In the next step, the hydrogen and carbon dioxide are passed into a heated reaction chamber with an iron catalyst. The gases combine and form long-chained unsaturated hydrocarbons with methane as a by-product.
The unsaturated hydrocarbons are then made to form longer hydrocarbon molecules containing six to nine carbon atoms. Using a nickel-supported catalyst, these are then converted into jet fuel.
I'm no chemist, and this process seems complicated and expensive, but those who are estimate that this fuel can be produced at a cost of $3 to $6 a gallon.
Quotes from real people working on this, below.
Vice Admiral Philip Cullom:
It's a huge milestone for us.
We are in very challenging times where we really do have to think in pretty innovative ways to look at how we create energy, how we value energy and how we consume it.
We need to challenge the results of the assumptions that are the result of the last six decades of constant access to cheap, unlimited amounts of fuel. Basically, we've treated energy like air, something that's always there and that we don't worry about too much.
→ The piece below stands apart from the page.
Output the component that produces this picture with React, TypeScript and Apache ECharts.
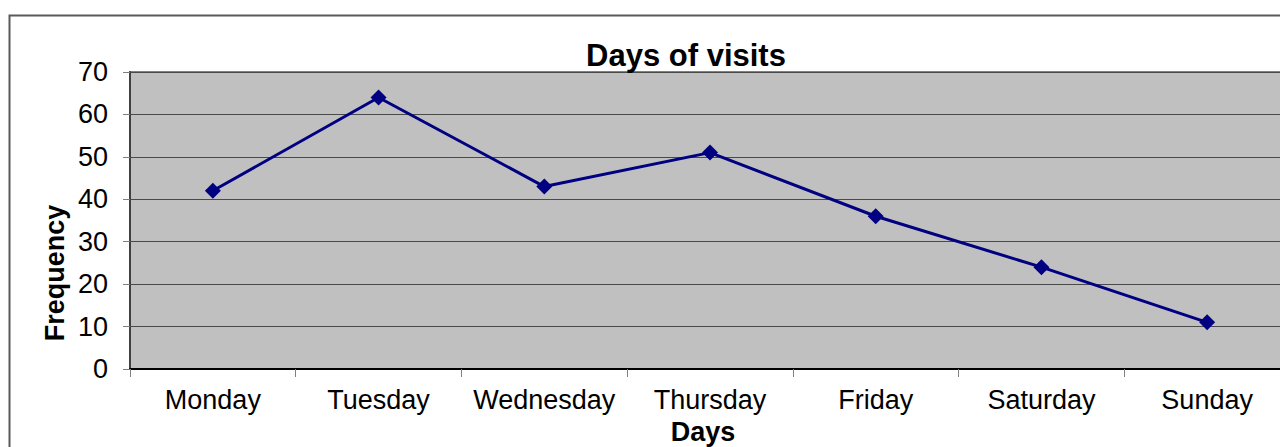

But the reality is that we do have to worry about it.
Dr. Heather Willauer, a Navy research chemist who's been working on this for years:
For the first time we've been able to develop a technology to get CO2 and hydrogen from seawater simultaneously, that's a big breakthrough.
We've demonstrated the feasibility, we want to improve the process efficiency.
The feasibility was demonstrated recently by flying a radio-controlled airplane powered by this fuel, a baby step compared to powering a car or a ship, but breakthroughs always start small.
The Navy wants to do this at sea, but it would surely be more efficient at large refineries on land, which could also provide substantial fuel for nonmilitary purposes.
It's early yet for fuel from seawater, but if it can work at a large scale, not just for ships at sea, it will be a major energy game-changer.